Suzy Babington and Jack Towndrow
A few weeks ago I shared a 'one by' post of a stellar painting by Slade School of Fine Art graduate Jack Towndrow. Excitingly, I was contacted by another Slade graduate, Suzy Babington, who currently works alongside Jack in a studio in Edinburgh. So in a wonderful turn of events that prove the how-small-the-world-is rule, it turns out that studio is at Forest Centre+, within which is Interview Room 11, where I was involved last summer. So of course I'm on board with happy coincidences and I'm excited to see these two artists recently from London (and missing it a lot, as it happens) trying to make a go of it in Edinburgh.
It's fascinating for me, from the perspective of an art blogger who is interested in emerging artists and recent graduates, what the experience is like for those who have earned an advanced art degree and find themselves out in the real world, fixing their sights on exhibitions, funding opportunities, or gallery representation. What to do first? How to get to know a new city? How to acquaint the city with your work? I was thrilled and encouraged to see that on March 6th, 2015, for one night only, Towndrow and Babington hosted a joint exhibition of their work in their New Town flat titled Havin' a Wobbly One, which brought a great turnout and fostered connections in their new city.
Suzy Babington considers herself an 'experimentive' painter, working in large scale with impasto application that shows a visceral and tactile understanding and appreciation of the medium. The subject matter varies, in some cases reminiscent of gentler subjects, but sometimes veering toward the ridiculous -- always with a keen eye for bold, multifarious color combinations and a lovely interpretation of how pattern, line and hue can, especially on a large format, allow the viewer that same sort of visceral appreciation. Personally, I would have loved to see eight huge paintings (upwards of 200cm) inside an Edinburgh flat.

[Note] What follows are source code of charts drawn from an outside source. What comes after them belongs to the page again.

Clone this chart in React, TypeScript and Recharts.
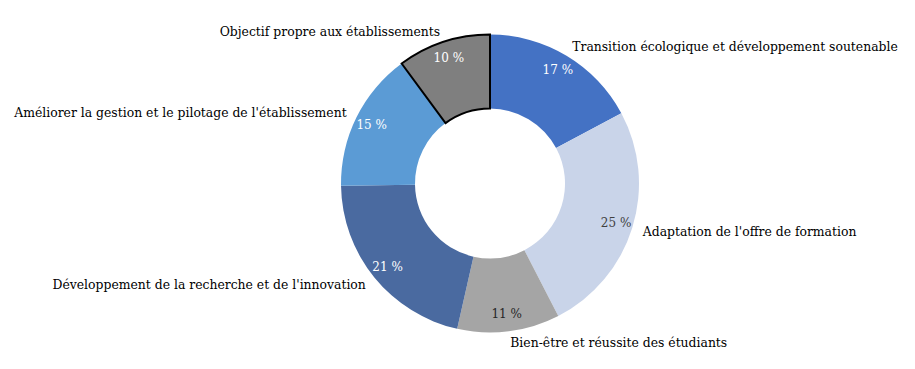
import { PieChart, Pie, Cell } from "recharts";

const CATEGORIES = [
  "Transition écologique et développement soutenable",
  "Adaptation de l'offre de formation",
  "Bien-être et réussite des étudiants",
  "Développement de la recherche et de l'innovation",
  "Améliorer la gestion et le pilotage de l'établissement",
  "Objectif  propre aux établissements",
];
const SHARES = [17, 25, 11, 21, 15, 10];
const COLORS = ["#4472C4", "#C9D4E9", "#A5A5A5", "#4A6AA0", "#5B9BD5", "#7F7F7F"];
const PCT_COLORS = ["#FFFFFF", "#404040", "#262626", "#FFFFFF", "#FFFFFF", "#FFFFFF"];

const data = CATEGORIES.map((name, i) => ({ name, value: SHARES[i] }));

const FONT = "'DejaVu Serif', serif";
const RAD = Math.PI / 180;

function renderLabel(props: any) {
  const { cx, cy, midAngle, index, value } = props;
  const sin = Math.sin(-midAngle * RAD);
  const cos = Math.cos(-midAngle * RAD);
  // pourcentage dans l'anneau
  const pr = 132;
  const px = cx + pr * cos;
  const py = cy + pr * sin;
  // libellé à l'extérieur
  const lr = 160;
  const lx = cx + lr * cos;
  const ly = cy + lr * sin;
  return (
    <g>
      <text
        x={px}
        y={py}
        fill={PCT_COLORS[index]}
        textAnchor="middle"
        dominantBaseline="central"
        fontSize={12}
        fontFamily={FONT}
      >
        {`${value} %`}
      </text>
      <text
        x={lx}
        y={ly}
        fill="#000"
        textAnchor={lx > cx + 15 ? "start" : lx < cx - 15 ? "end" : "start"}
        dominantBaseline="central"
        fontSize={12.4}
        fontFamily={FONT}
      >
        {CATEGORIES[index]}
      </text>
    </g>
  );
}

export default function App() {
  return (
    <PieChart width={907} height={361}>
      <Pie
        data={data}
        dataKey="value"
        cx={477}
        cy={170.5}
        innerRadius={75}
        outerRadius={149}
        startAngle={90}
        endAngle={-270}
        label={renderLabel}
        labelLine={false}
        isAnimationActive={false}
      >
        {data.map((d, i) => (
          <Cell
            key={d.name}
            fill={COLORS[i]}
            stroke={i === data.length - 1 ? "#000" : "none"}
            strokeWidth={i === data.length - 1 ? 2 : 0}
          />
        ))}
      </Pie>
    </PieChart>
  );
}
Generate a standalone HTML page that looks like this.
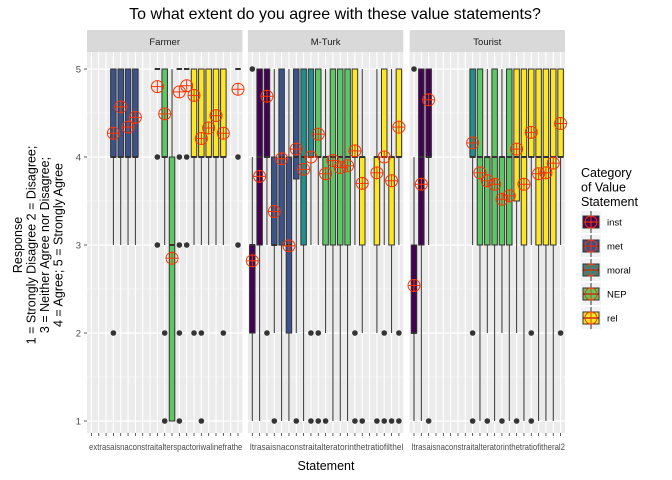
<!DOCTYPE html>
<html><head><meta charset="utf-8"><style>
body{margin:0;background:#fff;}
svg{display:block;font-family:"Liberation Sans",sans-serif;}
</style></head><body>
<svg id="chart" width="672" height="480" viewBox="0 0 672 480"></svg>
<script>
const catNames=["inst","met","moral","NEP","rel"];
const catColors=["#440154","#3B528B","#21908C","#5DC863","#FDE725"];
const stmtCat=[0,0,0,1,1,1,1,2,2,3,3,3,3,3,4,4,4,4,4,4,4];
const facets=["Farmer","M-Turk","Tourist"];
const yTicks=[1,2,3,4,5];
// Farmer
const fIdx=[3,4,5,6,9,10,11,12,13,14,15,16,17,18,20];
const fLo =[3,3,3,3,5,3,1,5,5,3,3,3,3,3,5];
const fQ1 =[4,4,4,4,5,4,1,5,5,4,4,4,4,4,5];
const fMed=[4,4,4,4,5,4,3,5,5,4,4,4,4,4,5];
const fQ3 =[5,5,5,5,5,5,4,5,5,5,5,5,5,5,5];
const fHi =[5,5,5,5,5,5,5,5,5,5,5,5,5,5,5];
const fMean=[4.27,4.57,4.34,4.45,4.8,4.49,2.85,4.74,4.81,4.7,4.21,4.33,4.47,4.27,4.77];
const fOutIdx=[9,12,13,20,9,12,13,20,3,10,12,14,15,18,10,12,15];
const fOutVal=[4,4,4,4,3,3,3,3,2,2,2,2,2,2,1,1,1];
// M-Turk
const mIdx=[0,1,2,3,4,5,6,7,8,9,10,11,12,13,14,15,17,18,19,20];
const mLo =[1,1,3,2,1,1,2,1,3,3,2,1,1,1,3,2,2,3,2,3];
const mQ1 =[2,3,4,3,3,2,3.75,3,4,4,3,3,3,3,4,3,3,4,3,4];
const mMed=[3,4,4,3,4,3,4,4,4,4,4,4,4,4,4,4,4,4,4,4];
const mQ3 =[3,5,5,4,5,4,5,5,5,5,4,5,5,5,5,4,4,5,4,5];
const mHi =[4,5,5,5,5,5,5,5,5,5,5,5,5,5,5,5,5,5,5,5];
const mMean=[2.82,3.78,4.69,3.38,3.98,2.99,4.09,3.86,4.0,4.26,3.81,3.96,3.88,3.9,4.07,3.7,3.82,4.0,3.73,4.34];
const mOutIdx=[0,2,8,9,14,18,20,3,6,8,9,10,14,15,17,18,19,20];
const mOutVal=[5,2,2,2,2,2,2,1,1,1,1,1,1,1,1,1,1,1];
// Tourist
const tIdx=[0,1,2,8,9,10,11,12,13,14,15,16,17,18,19,20];
const tLo =[1,1,3,3,1,2,1,2,1,2,1,3,1,1,1,3];
const tQ1 =[2,3,4,4,3,3,3,3,3,3.5,3,4,3,3,3,4];
const tMed=[2,4,4,4,4,4,4,4,4,4,4,4,4,4,4,4];
const tQ3 =[3,5,5,5,5,4,5,4,5,5,5,5,5,5,5,5];
const tHi =[4,5,5,5,5,5,5,5,5,5,5,5,5,5,5,5];
const tMean=[2.54,3.69,4.65,4.16,3.82,3.73,3.69,3.52,3.56,4.09,3.69,4.28,3.81,3.82,3.93,4.38];
const tOutIdx=[0,8,16,20,2,8,10,12,14,16];
const tOutVal=[5,2,2,2,1,1,1,1,1,1];

const panels=[
 {idx:fIdx,lo:fLo,q1:fQ1,med:fMed,q3:fQ3,hi:fHi,mean:fMean,oi:fOutIdx,ov:fOutVal},
 {idx:mIdx,lo:mLo,q1:mQ1,med:mMed,q3:mQ3,hi:mHi,mean:mMean,oi:mOutIdx,ov:mOutVal},
 {idx:tIdx,lo:tLo,q1:tQ1,med:tMed,q3:tQ3,hi:tHi,mean:tMean,oi:tOutIdx,ov:tOutVal}];

const NS="http://www.w3.org/2000/svg";
const svg=document.getElementById('chart');
function mk(tag,attrs,parent,txt){const e=document.createElementNS(NS,tag);for(const k in attrs)e.setAttribute(k,attrs[k]);if(txt!==undefined)e.textContent=txt;(parent||svg).appendChild(e);return e;}
const N=21, step=7.33, pW=(N-1+1.2)*step;
const panelLeft=[87,247.9,409.6];
const pTop=52, pBot=433;
function yS(v){return 421-(v-1)*88;}
function xS(p,i){return panelLeft[p]+0.6*step+i*step;}

let t=mk('text',{x:335,y:19,'text-anchor':'middle','font-size':16,fill:'#000'},svg,'To what extent do you agree with these value statements?');



panels.forEach((P,p)=>{
  const L=panelLeft[p];
  const g=mk('g',{});
  
  
  let s=mk('rect',{x:L,y:30,width:pW,height:22,fill:'#D9D9D9'},g);
  
  
  let st=mk('text',{x:L+pW/2,y:45,'text-anchor':'middle','font-size':9.5,fill:'#1a1a1a'},g,facets[p]);
  
  
  mk('rect',{x:L,y:pTop,width:pW,height:pBot-pTop,fill:'#EBEBEB'},g);
  for(let v=1.5;v<5;v++)mk('line',{x1:L,x2:L+pW,y1:yS(v),y2:yS(v),stroke:'#fff','stroke-width':0.6},g);
  yTicks.forEach(v=>mk('line',{x1:L,x2:L+pW,y1:yS(v),y2:yS(v),stroke:'#fff','stroke-width':1.2},g));
  for(let i=0;i<N;i++){
    mk('line',{x1:xS(p,i),x2:xS(p,i),y1:pTop,y2:pBot,stroke:'#fff','stroke-width':1.1},g);
    mk('line',{x1:xS(p,i),x2:xS(p,i),y1:pBot,y2:pBot+3,stroke:'#333','stroke-width':0.8},svg);
  }
  const bw=step*0.75;
  P.idx.forEach((i,k)=>{
    const x=xS(p,i);
    const b=mk('g',{},g);
    
    
    mk('line',{x1:x,x2:x,y1:yS(P.lo[k]),y2:yS(P.q1[k]),stroke:'#333','stroke-width':1},b);
    mk('line',{x1:x,x2:x,y1:yS(P.q3[k]),y2:yS(P.hi[k]),stroke:'#333','stroke-width':1},b);
    const h=Math.max(yS(P.q1[k])-yS(P.q3[k]),0);
    mk('rect',{x:x-bw/2,y:yS(P.q3[k]),width:bw,height:h,fill:catColors[stmtCat[i]],stroke:'#333','stroke-width':1},b);
    mk('line',{x1:x-bw/2,x2:x+bw/2,y1:yS(P.med[k]),y2:yS(P.med[k]),stroke:'#333','stroke-width':2},b);
  });
  P.oi.forEach((i,k)=>{
    const c=mk('circle',{cx:xS(p,i),cy:yS(P.ov[k]),r:2.8,fill:'#333'},g);
    
    
  });
  P.idx.forEach((i,k)=>{
    const x=xS(p,i),y=yS(P.mean[k]);
    const m=mk('g',{},g);
    
    
    mk('circle',{cx:x,cy:y,r:6,fill:'none',stroke:'#FF3300','stroke-width':1},m);
    mk('line',{x1:x-6,x2:x+6,y1:y,y2:y,stroke:'#FF3300','stroke-width':1},m);
    mk('line',{x1:x,x2:x,y1:y-6,y2:y+6,stroke:'#FF3300','stroke-width':1},m);
  });
  let xl=mk('text',{x:L+2,y:450,'font-size':9.5,fill:'#4d4d4d',textLength:pW-2,lengthAdjust:'spacingAndGlyphs'},svg,['extrasaisnaconstraitalterspactoriwalinefrathe','ltrasaisnaconstraitalteratorinthetratiofilthel','ltrasaisnaconstraitalteratorinthetratiofitheral2'][p]);
  
  
});
yTicks.forEach(v=>{
  mk('line',{x1:84,x2:87,y1:yS(v),y2:yS(v),stroke:'#333','stroke-width':0.8});
  const l=mk('text',{x:81,y:yS(v)+3.5,'text-anchor':'end','font-size':9.5,fill:'#4d4d4d'},svg,String(v));
  
  
});
const yt=mk('text',{transform:'translate(0,245) rotate(-90)','text-anchor':'middle','font-size':12.5,fill:'#000'});


["Response","1 = Strongly Disagree 2 = Disagree;","3 = Neither Agree nor Disagree;","4 = Agree; 5 = Strongly Agree"].forEach((s,k)=>mk('tspan',{x:0,y:22+k*13.5},yt,s));
const xt=mk('text',{x:326,y:470,'text-anchor':'middle','font-size':12.5,fill:'#000'},svg,'Statement');


const lg=mk('g',{});


["Category","of Value","Statement"].forEach((s,k)=>mk('text',{x:581,y:177+k*14.5,'font-size':12.5,fill:'#000'},lg,s));
catNames.forEach((n,k)=>{
  const cy=222+k*24;
  const e=mk('g',{},lg);
  
  
  mk('rect',{x:581,y:cy-11,width:20,height:22,fill:'#F2F2F2'},e);
  mk('line',{x1:591,x2:591,y1:cy-11,y2:cy+11,stroke:'#333','stroke-width':1},e);
  mk('rect',{x:583,y:cy-6,width:16,height:12,fill:catColors[k],stroke:'#333','stroke-width':1},e);
  mk('line',{x1:583,x2:599,y1:cy,y2:cy,stroke:'#333','stroke-width':1.5},e);
  mk('circle',{cx:591,cy:cy,r:6,fill:'none',stroke:'#FF3300','stroke-width':1},e);
  mk('line',{x1:585,x2:597,y1:cy,y2:cy,stroke:'#FF3300','stroke-width':1},e);
  mk('line',{x1:591,x2:591,y1:cy-6,y2:cy+6,stroke:'#FF3300','stroke-width':1},e);
  mk('text',{x:607,y:cy+3.5,'font-size':9.5,fill:'#000'},e,n);
});
</script>
</body></html>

The paintings of both Babington and Towndrow are of a style that I hadn't quite experienced in Edinburgh, and visitors to their one-night show expressed similar thoughts. The work is big, bright, messy, slightly startling, and wonderfully exciting. Their paintings complement each other and possess a sort of electricity. Babington's thick paint, straight from the tube, brushed, or sprayed on, is as exhilarating as it can be disconcerting, such as in Traffic where the two parallel lines of aerosol paint suggest the shadow of some mysterious, invisible object behind the viewer. The paint itself as well as its illustrative presence on the canvas is about sensation -- the texture, volume and sloppiness intrinsic to the raw material. This complements Towndrow's more controlled application of paint on the canvas, emphasizing how organic forms move and relate to one another in the space of the surface. Recently Towndrow has been working with the idea of the canvas as a voluminous stage-like space inside of which there are set objects or props.
While both painters are interested in playing contrasting elements off one another both in form and physical aspects of the paint itself, Babington's sometimes whimsical, humorous and occasionally aggressive style is more extemporaneous than Towndrow's, which culminates in unusual, somewhat awkward compositions that nevertheless compel us to try to make sense of them or sort them out somehow, secretly glad that they won't. Contrastingly, Towndrow often utilizes motifs that he has worked into previous studies and drawings, and he approaches his work from the start with a firmer understanding of what the end piece will be.